As mentioned in part one of this review, this is a book that covers much more than valuation, giving an introduction to corporate finance and investment issues as well as valuation over the corporate life cycle. Given this scope, inevitably, the specific valuation content is less comprehensive than if the entire book covered only valuation (for example, Damodaran explains the concepts behind the cost of capital but does not show how to calculate a particular cost of capital). The book includes valuation (and pricing) case studies with extensive commentaries for companies in each stage of the life cycle.

Valuation approach

Damodaran uses a discounted cash flow valuation approach throughout the book to arrive at companies’ overall intrinsic values, emphasising the relative importance of particular inputs when a company is at different stages of the life cycle.

He advocates using five valuation inputs so that the value drivers can be easily understood: revenue growth, operating margins, operating efficiency (the returns expected from new investment), the risk-adjusted discount rate and an estimate of the likelihood of failure (this is for companies other than those in financial services and real estate which have different value drivers). He emphasises the importance of understanding the company’s expected prospects (its story), as well as its financial results, to estimate these inputs. The numbers and the narrative are used together to give the intrinsic value of the equity.

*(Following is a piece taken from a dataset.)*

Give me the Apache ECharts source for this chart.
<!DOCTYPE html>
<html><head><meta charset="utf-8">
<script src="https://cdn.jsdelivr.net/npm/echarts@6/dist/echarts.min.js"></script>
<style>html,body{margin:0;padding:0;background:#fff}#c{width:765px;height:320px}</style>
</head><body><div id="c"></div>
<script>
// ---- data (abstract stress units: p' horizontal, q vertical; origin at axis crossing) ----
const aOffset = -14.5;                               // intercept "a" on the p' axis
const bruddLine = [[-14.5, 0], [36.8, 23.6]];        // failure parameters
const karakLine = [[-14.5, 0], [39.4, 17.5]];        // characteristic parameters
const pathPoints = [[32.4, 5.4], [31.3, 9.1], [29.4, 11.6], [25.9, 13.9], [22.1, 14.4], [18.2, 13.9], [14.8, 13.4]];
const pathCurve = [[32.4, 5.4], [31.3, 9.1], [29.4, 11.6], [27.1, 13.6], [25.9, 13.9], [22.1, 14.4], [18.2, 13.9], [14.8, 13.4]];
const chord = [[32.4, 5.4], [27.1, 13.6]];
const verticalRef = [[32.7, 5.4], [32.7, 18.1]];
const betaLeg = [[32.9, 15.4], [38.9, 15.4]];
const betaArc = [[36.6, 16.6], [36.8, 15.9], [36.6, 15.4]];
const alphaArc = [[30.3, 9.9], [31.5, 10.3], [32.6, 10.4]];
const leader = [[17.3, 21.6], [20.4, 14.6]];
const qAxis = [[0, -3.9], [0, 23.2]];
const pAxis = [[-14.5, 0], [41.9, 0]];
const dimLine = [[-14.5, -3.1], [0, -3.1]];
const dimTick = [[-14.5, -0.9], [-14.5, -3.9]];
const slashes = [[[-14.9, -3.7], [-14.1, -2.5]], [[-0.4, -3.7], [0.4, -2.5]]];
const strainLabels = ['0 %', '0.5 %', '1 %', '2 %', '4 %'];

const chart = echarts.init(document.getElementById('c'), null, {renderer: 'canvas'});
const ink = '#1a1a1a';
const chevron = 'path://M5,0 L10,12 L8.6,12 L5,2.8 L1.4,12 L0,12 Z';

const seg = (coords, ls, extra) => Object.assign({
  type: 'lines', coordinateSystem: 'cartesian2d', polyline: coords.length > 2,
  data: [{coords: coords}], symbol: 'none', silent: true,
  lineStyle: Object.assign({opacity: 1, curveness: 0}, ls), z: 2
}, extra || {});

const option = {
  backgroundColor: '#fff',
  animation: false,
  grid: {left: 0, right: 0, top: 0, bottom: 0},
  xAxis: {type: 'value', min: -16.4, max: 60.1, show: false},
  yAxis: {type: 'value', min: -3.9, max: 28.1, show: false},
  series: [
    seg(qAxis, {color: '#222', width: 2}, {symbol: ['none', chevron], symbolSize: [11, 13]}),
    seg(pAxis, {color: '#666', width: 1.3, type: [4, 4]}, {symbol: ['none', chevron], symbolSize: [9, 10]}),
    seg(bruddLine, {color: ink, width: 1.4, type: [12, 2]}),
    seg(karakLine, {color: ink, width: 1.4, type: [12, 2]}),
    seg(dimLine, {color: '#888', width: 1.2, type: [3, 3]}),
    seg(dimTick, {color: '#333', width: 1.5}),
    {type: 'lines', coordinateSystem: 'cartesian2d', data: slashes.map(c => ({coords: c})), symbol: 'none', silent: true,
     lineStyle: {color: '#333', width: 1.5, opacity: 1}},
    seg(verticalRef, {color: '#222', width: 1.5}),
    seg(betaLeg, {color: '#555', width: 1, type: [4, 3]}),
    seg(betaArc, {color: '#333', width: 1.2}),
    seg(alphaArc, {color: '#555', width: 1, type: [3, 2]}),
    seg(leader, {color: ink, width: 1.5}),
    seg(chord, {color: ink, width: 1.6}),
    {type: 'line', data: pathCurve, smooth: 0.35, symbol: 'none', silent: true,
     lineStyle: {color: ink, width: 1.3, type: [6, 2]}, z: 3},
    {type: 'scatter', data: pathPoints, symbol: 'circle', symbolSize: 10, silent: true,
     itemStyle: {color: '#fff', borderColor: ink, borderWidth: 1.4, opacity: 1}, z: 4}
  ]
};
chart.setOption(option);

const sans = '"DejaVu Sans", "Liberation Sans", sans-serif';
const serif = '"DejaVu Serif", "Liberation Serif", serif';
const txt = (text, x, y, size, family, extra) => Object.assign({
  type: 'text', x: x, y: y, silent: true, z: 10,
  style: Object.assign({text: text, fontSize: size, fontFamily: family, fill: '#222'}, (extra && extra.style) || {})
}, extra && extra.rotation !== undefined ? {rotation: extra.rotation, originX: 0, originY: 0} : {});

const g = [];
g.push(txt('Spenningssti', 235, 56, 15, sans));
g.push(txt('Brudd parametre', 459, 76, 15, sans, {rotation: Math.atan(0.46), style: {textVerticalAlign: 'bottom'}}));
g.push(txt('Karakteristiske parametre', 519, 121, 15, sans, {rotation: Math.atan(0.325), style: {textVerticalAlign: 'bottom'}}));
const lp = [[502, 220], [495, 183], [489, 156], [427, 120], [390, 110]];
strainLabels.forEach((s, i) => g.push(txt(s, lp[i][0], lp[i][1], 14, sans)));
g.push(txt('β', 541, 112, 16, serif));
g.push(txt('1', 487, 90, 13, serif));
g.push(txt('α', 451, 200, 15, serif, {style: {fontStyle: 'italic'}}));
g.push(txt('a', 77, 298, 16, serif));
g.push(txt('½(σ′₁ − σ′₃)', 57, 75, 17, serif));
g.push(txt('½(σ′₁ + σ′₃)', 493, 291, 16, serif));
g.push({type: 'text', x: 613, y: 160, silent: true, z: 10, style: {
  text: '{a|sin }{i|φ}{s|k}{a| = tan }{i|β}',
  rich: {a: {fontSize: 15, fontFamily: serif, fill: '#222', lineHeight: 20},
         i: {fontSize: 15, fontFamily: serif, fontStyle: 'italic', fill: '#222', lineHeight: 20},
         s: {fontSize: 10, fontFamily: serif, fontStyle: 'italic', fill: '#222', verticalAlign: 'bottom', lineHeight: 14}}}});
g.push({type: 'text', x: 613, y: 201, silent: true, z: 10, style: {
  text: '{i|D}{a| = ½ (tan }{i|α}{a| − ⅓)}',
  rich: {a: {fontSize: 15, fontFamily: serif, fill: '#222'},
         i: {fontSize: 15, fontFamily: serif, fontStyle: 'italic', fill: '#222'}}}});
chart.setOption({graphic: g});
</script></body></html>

Damodaran acknowledges that others use different methods, such as venture capitalists who often apply a high discount rate to take into account the many and varied risks (including that of business failure) in a start-up valuation; he argues that his more detailed discounted cash flow approach, looking at the various different inputs over a forecast period, gives a better valuation estimate.

Pricing is different

In contrast to valuation, Damodaran considers pricing to be driven by mood and momentum, incremental information available to the market, groupthink, and liquidity and trading ease. Nevertheless, he looks carefully at pricing in his text and case studies, considering the particular issues that arise at each stage in a company’s life cycle, including the difficulties in finding appropriate priced peers, choosing metrics (such as earnings or revenues) to compare companies, and controlling for differences between the companies. At relevant points he also considers matters such as control premia and sum of the parts valuations.

Valuation framework

Regardless of the stage in the corporate life cycle, Damodaran uses the following valuation framework, and he provides discounted cash flow case studies of companies at different stages in the corporate life cycle to illustrate the steps:

  • Specify or update your valuation story for the company, based on your knowledge of it;
  • Ensure that the business passes the 3P test, that is that success is possible, plausible and probable;
  • Estimate the valuation inputs (revenue growth, margins, reinvestment, risk and probability of failure) for the valuation model based on the valuation story;
  • Run the valuation model to give a valuation for the company and consider how to deal with the most significant uncertainties; and
  • Consider what additional support can be found for the principal assumptions by contacting people involved in the company’s industry and (potential) market.

Conclusions

This book shows how to apply the discounted cash flow approach in case studies of valuations of companies at each of Damodaran’s different stages of the corporate life cycle. However, it is about more than valuation and its strength is in bringing together analysis of financing, valuation and investing across the business life cycle. It is a thoughtful book that provides data and frameworks for each of these areas, providing an introduction to valuation across the life cycle and showing how valuation fits into a company’s story.